The last sewer failed because it was too expensive.  Lansing had something like $4.2 million of a state grant for that project.  But it remained too expensive because the DEC insisted that the town share a sewage treatment plant with other municipalities, which would have entailed building an expensive trunk line through the Village of Lansing to get to the Cayuga Heights treatment plant.

This time around, DEC changed it's mind, saying that the town can build its own treatment plant.  At the same time the agency took away the grant money.  The town is on its own to fund the new project.  If the state had allowed the town to build it this way in the first place, a sewer would be in the ground today.

President Obama has been a proponent of WPA-style infrastructure projects, and some federal money has gone to such efforts.  Lansing's town center is a poster child for such projects.  It will create an attractive town center that focuses density of development in a way that would protect agricultural areas, increase the tax base, attract business and jobs to Lansing and the surrounding areas.  I can't imagine a more winning scenario.

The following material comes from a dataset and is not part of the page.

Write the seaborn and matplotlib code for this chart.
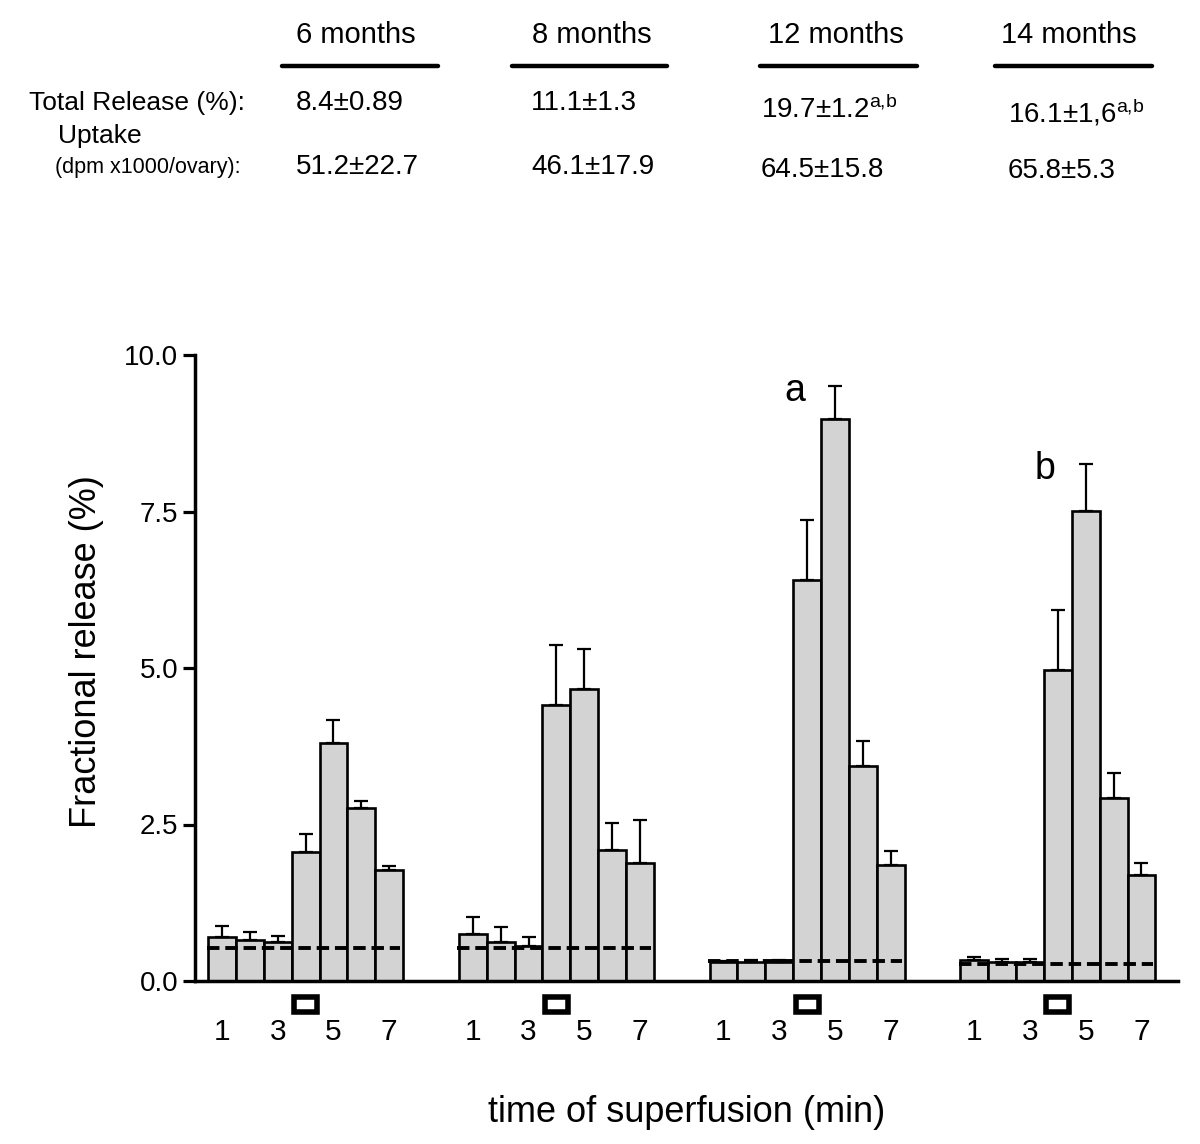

The sewer needs a certain number of residential units served to be eligable for better interest rates on loans.  The residential units can't be built without the sewer.  Any of thousands of details could derail the momentum the dream has taken on.  This week I observed the Planning Board, Sewer Committee, and Economic Development Committee in action.  Supervisor Kathy Miller and Councilman Ed LaVigne, and Andy Sciarabba, who serves on both committees, were at all three meetings.

Making the dream happen is like putting together a puzzle.  There is a little leap of faith when you start that all the pieces are in the box so the puzzle will be complete when all the pieces are used.  Lansing doesn't know for sure that those pieces are in the box, but the amount of time, energy, and effort that is going into putting them together is truly impressive.